Friday, November 15, 2024

RHODE ISLAND FOUNDATION GRANTS AND FELLOWSHIPS

Local college students can apply for $5,000 grants for travel & discovery

Rhode Island Foundation offers fellowships to college students for travel and discovery

Past recipients performed at an improv festival in Minnesota, worked at a South African wildlife sanctuary, and volunteered at a Costa Rican orphanage

Local college students yearning for adventure have until Feb. 20 to apply for fellowships of up to $5,000 through the Michael P. Metcalf Memorial Fund at the Rhode Island Foundation.

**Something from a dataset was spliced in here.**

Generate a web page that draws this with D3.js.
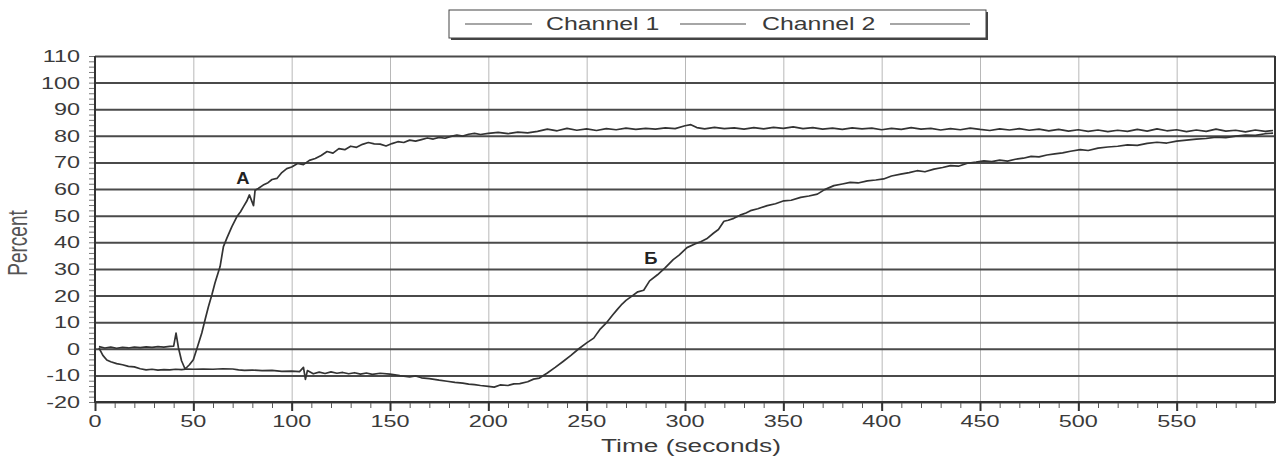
<!DOCTYPE html>
<html>
<head>
<meta charset="utf-8">
<script src="https://cdn.jsdelivr.net/npm/d3@7"></script>
<style>
body { margin: 0; background: #fff; }
text { font-family: "Liberation Sans", Arial, sans-serif; fill: #3a3a3a; }
</style>
</head>
<body>
<svg></svg>
<script>
// time (s), percent
const channel1 = [
  [2,0.8],[5,0.3],[8,0.6],[11,0.2],[14,0.5],[17,0.3],[20,0.6],[23,0.4],[26,0.7],[29,0.5],
  [32,0.8],[35,0.6],[38,0.9],[40,1.0],[41.2,5.9],[42.4,0.5],[44,-4.5],[45.8,-7.6],[48,-6.0],[50,-4.1],
  [52,0.5],[54.3,5.9],[56,11],[57.7,15.9],[59.5,20.5],[61,24.7],[63.6,30.9],[65.3,38.4],[67,41.5],[69.6,45.9],
  [72.1,49.6],[74,51.5],[75.5,53.4],[77.2,55.5],[78.5,57.8],[80.6,53.8],[81.4,59.6],[83,60.2],[85.5,61.5],[88,62.4],
  [90,63.6],[92.5,64],[95,66.2],[97.5,67.7],[100,68.3],[103,69.6],[106,69.2],[109,70.8],[112,71.5],[115,72.6],
  [118,74.1],[121,73.5],[124,75.2],[127,74.8],[130,76.1],[133,75.7],[136,76.8],[139,77.5],[142,77.0],[145,76.9],
  [148,76.2],[151,77.1],[154,77.8],[157,77.5],[160,78.4],[163,78.0],[166,78.6],[169,79.2],[172,78.8],[175,79.4],
  [178,79.1],[181,79.8],[184,80.3],[187,79.9],[190,80.6],[193,80.9],[196,80.5],[200,80.9],[205,81.3],[210,80.8],
  [215,81.4],[220,81.1],[225,81.7],[230,82.5],[235,81.9],[240,82.8],[245,82.1],[250,82.6],[255,82.0],[260,82.7],
  [265,82.3],[270,82.9],[275,82.4],[280,82.8],[285,82.5],[290,83.0],[295,82.7],[300,83.8],[303,84.2],[306,83.1],
  [310,82.6],[315,83.2],[320,82.7],[325,83.0],[330,82.5],[335,83.1],[340,82.6],[345,83.2],[350,82.8],[355,83.4],
  [360,82.7],[365,83.1],[370,82.5],[375,82.9],[380,82.4],[385,83.0],[390,82.6],[395,82.9],[400,82.3],[405,82.8],
  [410,82.4],[415,83.1],[420,82.5],[425,82.8],[430,82.2],[435,82.7],[440,82.3],[445,82.9],[450,82.4],[455,82.0],
  [460,82.6],[465,82.2],[470,82.7],[475,82.1],[480,82.5],[485,81.9],[490,82.4],[495,81.8],[500,82.3],[505,81.7],
  [510,82.2],[515,81.6],[520,82.1],[525,81.7],[530,82.4],[535,81.8],[540,82.6],[545,81.9],[550,82.3],[555,81.6],
  [560,82.2],[565,81.7],[570,82.5],[575,81.8],[580,82.1],[585,81.5],[590,82.2],[595,81.7],[599,82.0]
];

const channel2 = [
  [2,0.3],[4,-2.5],[6,-4.2],[8,-4.9],[11,-5.6],[14,-6.0],[17,-6.6],[20,-6.8],[23,-7.5],[26,-7.9],
  [29,-7.7],[32,-8.0],[35,-7.8],[38,-7.9],[41,-7.7],[44,-7.8],[47,-7.6],[50,-7.7],[55,-7.6],[60,-7.7],
  [65,-7.5],[70,-7.6],[73,-7.9],[76,-8.1],[80,-8.0],[85,-8.2],[90,-8.1],[95,-8.5],[100,-8.4],[104,-8.6],
  [106,-7.0],[107,-11.5],[108,-8.2],[111,-9.4],[114,-8.8],[117,-9.3],[120,-8.7],[123,-9.2],[126,-8.9],[129,-9.4],
  [132,-9.0],[135,-9.5],[138,-9.1],[141,-9.6],[145,-9.2],[150,-9.5],[155,-10.1],[160,-10.6],[163,-10.2],[166,-10.9],
  [170,-11.2],[175,-11.8],[179,-12.2],[183,-12.6],[187,-12.9],[190,-13.3],[193,-13.5],[196,-13.8],[200,-14.1],[203,-14.4],
  [206,-13.6],[210,-13.8],[213,-13.2],[216,-13.1],[220,-12.4],[223,-11.4],[226,-11.0],[230,-9.1],[234,-7.0],[238,-4.8],
  [242,-2.5],[246,0],[250,2.2],[253.6,4],[257,7.5],[260,9.7],[263,12.5],[265.5,14.7],[268,16.8],[270,18.2],
  [273,19.8],[276,21.4],[279,22.0],[282,25.5],[286,27.8],[290,30.5],[294,33.5],[297,35.2],[301,38.0],[305,39.4],
  [308,40.2],[311,41.3],[314.6,43.5],[317,44.8],[319.8,47.9],[322,48.3],[324.8,49.0],[328,50.2],[331,51.0],[333.3,51.9],
  [337,52.6],[341.8,53.8],[346,54.5],[350.3,55.6],[354,55.8],[358.8,56.9],[363,57.4],[367.3,58.1],[371,59.8],[375.7,61.3],
  [380,61.9],[384,62.5],[388,62.3],[392.7,63.1],[397,63.4],[401,63.8],[405,64.9],[409.7,65.6],[414,66.2],[418,66.9],
  [422,66.5],[426.6,67.5],[431,68.1],[435,68.8],[439,68.6],[443.6,69.7],[448,70.1],[452,70.6],[456,70.3],[460,70.9],
  [464,70.5],[468,71.2],[472,71.6],[476,72.3],[480,72.1],[484,72.8],[488,73.2],[492,73.6],[496,74.2],[501,74.8],
  [505,74.5],[510,75.4],[515,75.8],[520,76.1],[525,76.6],[530,76.4],[535,77.2],[540,77.6],[545,77.3],[550,78.0],
  [555,78.4],[560,78.8],[565,79.0],[570,79.5],[575,79.3],[580,79.9],[585,80.3],[590,80.2],[595,80.8],[599,81.0]
];

const xTicks = [0, 50, 100, 150, 200, 250, 300, 350, 400, 450, 500, 550];
const yTicks = [-20, -10, 0, 10, 20, 30, 40, 50, 60, 70, 80, 90, 100, 110];
const seriesNames = ['Channel 1', 'Channel 2'];
const notes = [
  { label: 'A', t: 75.2, v: 64.3 },
  { label: 'Б', t: 282.7, v: 34.2 }
];

let width = 1286;
let height = 458;
let stretch = 1.42; // the picture is wider than the font

let svg = d3.select('svg')
    .attr('width', width)
    .attr('height', height);

let x = d3.scaleLinear().domain([0, 600]).range([95, 1275]);
let y = d3.scaleLinear().domain([-20, 110]).range([402, 56]);

// vertical grid, light
svg.append('g')
    .attr('transform', `translate(0, ${y(-20)})`)
    .call(d3.axisBottom(x).tickValues(xTicks.slice(1)).tickSize(-(y(-20) - y(110))).tickFormat(''))
    .call(g => g.select('.domain').remove())
    .selectAll('line')
    .attr('stroke', '#b8b8b8')
    .attr('stroke-width', 1);

// horizontal grid, dark
svg.append('g')
    .attr('transform', `translate(${x(0)}, 0)`)
    .call(d3.axisLeft(y).tickValues(yTicks).tickSize(-(x(600) - x(0))).tickFormat(''))
    .call(g => g.select('.domain').remove())
    .selectAll('line')
    .attr('stroke', '#4a4a4a')
    .attr('stroke-width', 2);

// minor ticks on the y axis
svg.append('g')
    .attr('transform', `translate(${x(0)}, 0)`)
    .call(d3.axisLeft(y).tickValues(d3.range(-20, 111, 2)).tickSize(6).tickFormat(''))
    .call(g => g.select('.domain').remove())
    .selectAll('line')
    .attr('stroke', '#777')
    .attr('stroke-width', 1);

// x ticks, minor then major
svg.append('g')
    .attr('transform', `translate(0, ${y(-20)})`)
    .call(d3.axisBottom(x).tickValues(d3.range(10, 600, 10)).tickSize(6).tickFormat(''))
    .call(g => g.select('.domain').remove())
    .selectAll('line')
    .attr('stroke', '#555')
    .attr('stroke-width', 1);
svg.append('g')
    .attr('transform', `translate(0, ${y(-20)})`)
    .call(d3.axisBottom(x).tickValues(xTicks).tickSize(9).tickFormat(''))
    .call(g => g.select('.domain').remove())
    .selectAll('line')
    .attr('stroke', '#333')
    .attr('stroke-width', 2);

// frame: left, bottom, right
svg.append('path')
    .attr('d', `M${x(0)},${y(110)}V${y(-20)}H${x(600)}V${y(110)}`)
    .attr('fill', 'none')
    .attr('stroke', '#333')
    .attr('stroke-width', 2);

// tick labels, drawn by hand so they can be stretched
svg.append('g').selectAll('text')
    .data(xTicks)
    .enter()
    .append('text')
    .attr('transform', d => `translate(${x(d)}, 427) scale(${stretch}, 1)`)
    .attr('text-anchor', 'middle')
    .style('font-size', '16.5px')
    .text(d => d);

svg.append('g').selectAll('text')
    .data(yTicks)
    .enter()
    .append('text')
    .attr('transform', d => `translate(80, ${y(d) + 6}) scale(${stretch}, 1)`)
    .attr('text-anchor', 'end')
    .style('font-size', '16.5px')
    .text(d => d);

// axis titles
svg.append('text')
    .attr('transform', `translate(${(x(0) + x(600)) / 2 + 6}, 452) scale(${stretch}, 1)`)
    .attr('text-anchor', 'middle')
    .style('font-size', '18.5px')
    .text('Time (seconds)');

svg.append('text')
    .attr('transform', `translate(27, 243) scale(${stretch}, 1) rotate(-90)`)
    .attr('text-anchor', 'middle')
    .style('font-size', '19px')
    .style('fill', '#555')
    .text('Percent');

// curves
let line = d3.line()
    .x(d => x(d[0]))
    .y(d => y(d[1]));

[channel1, channel2].forEach(series => {
    svg.append('path')
        .datum(series)
        .attr('d', line)
        .attr('fill', 'none')
        .attr('stroke', '#333')
        .attr('stroke-width', 1.7)
        .attr('stroke-linejoin', 'round');
});

// letters on the curves
svg.append('g').selectAll('text')
    .data(notes)
    .enter()
    .append('text')
    .attr('transform', d => `translate(${x(d.t)}, ${y(d.v) + 6}) scale(1.15, 1)`)
    .attr('text-anchor', 'middle')
    .style('font-size', '16px')
    .style('font-weight', 'bold')
    .style('fill', '#222')
    .text(d => d.label);

// legend
let legend = svg.append('g');
legend.append('rect')
    .attr('x', 451).attr('y', 12)
    .attr('width', 537).attr('height', 28)
    .attr('fill', '#444');
legend.append('rect')
    .attr('x', 449).attr('y', 10)
    .attr('width', 537).attr('height', 28)
    .attr('fill', '#fff')
    .attr('stroke', '#444')
    .attr('stroke-width', 1);

let legendLines = [[465, 532], [680, 746], [890, 970]];
legend.selectAll('line')
    .data(legendLines)
    .enter()
    .append('line')
    .attr('x1', d => d[0]).attr('x2', d => d[1])
    .attr('y1', 24).attr('y2', 24)
    .attr('stroke', '#888')
    .attr('stroke-width', 1.5);

let legendText = [546, 762];
legend.selectAll('text')
    .data(seriesNames)
    .enter()
    .append('text')
    .attr('transform', (d, i) => `translate(${legendText[i]}, 30) scale(${stretch}, 1)`)
    .style('font-size', '17.5px')
    .text(d => d);
</script>
</body>
</html>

“This can be a once-in-a-lifetime opportunity for students to expand their horizons through travel and discovery,” said David N. Cicilline, the Foundation’s president and CEO.

Over the years, the fund has awarded fellowships to more than 100 students to visit places ranging from Appalachia to Zaire. Past recipients have performed at an improv festival in Minnesota, worked at a South African wildlife sanctuary and volunteered at a Costa Rican orphanage.

In 2022, Emily Gray received $5,000 to travel to Ireland to explore the intersection of Irish pagan deities and the Catholic church, a project that required extensive travel throughout the entire country. Of Irish heritage, she also wanted to visit extended family there.

“I experienced a self-reckoning that I would not have had without the opportunity to go on a journey in my ancestral homeland, an intense personal journey that allowed me to reconnect with parts of myself that had become unmoored,” she said.

The fund’s goal is to broaden student perspectives and enhance personal growth. Permitted uses include domestic and foreign travel as well as participation in internship and public service programs. Grants cannot be used for standard semester-abroad programs or for post-graduate travel.

Applicants can attend out-of-state colleges but must be legal residents of Rhode Island. Grants are not intended for purchase of equipment or other capital expenses. Applications must include a thorough description of the proposed activities, demonstrate clear purpose and show financial need.

Criteria for evaluating applications include clarity and thoughtfulness, creativity, motivation, evidence of self-direction and initiative and financial need. At the conclusion of their project, recipients must submit a final report describing the value of their experience in furthering their long-term goals.

The Michael P. Metcalf Memorial Fund was established in 1989 to honor the memory of the late publisher of the Providence Journal. When she helped establish the Fund, Metcalf’s widow Charlotte explained, “I wanted to provide an opportunity for students to imagine an experience that might be transformative and to be bold enough to leave their normal course of study to live it.”

The Christine T. Grinavic Adventurer’s Fund supplements the Metcalf awards. The fund honors the memory of Grinavic, a University of Rhode Island graduate and 2001 Metcalf Fellowship winner who was lost at sea in 2007.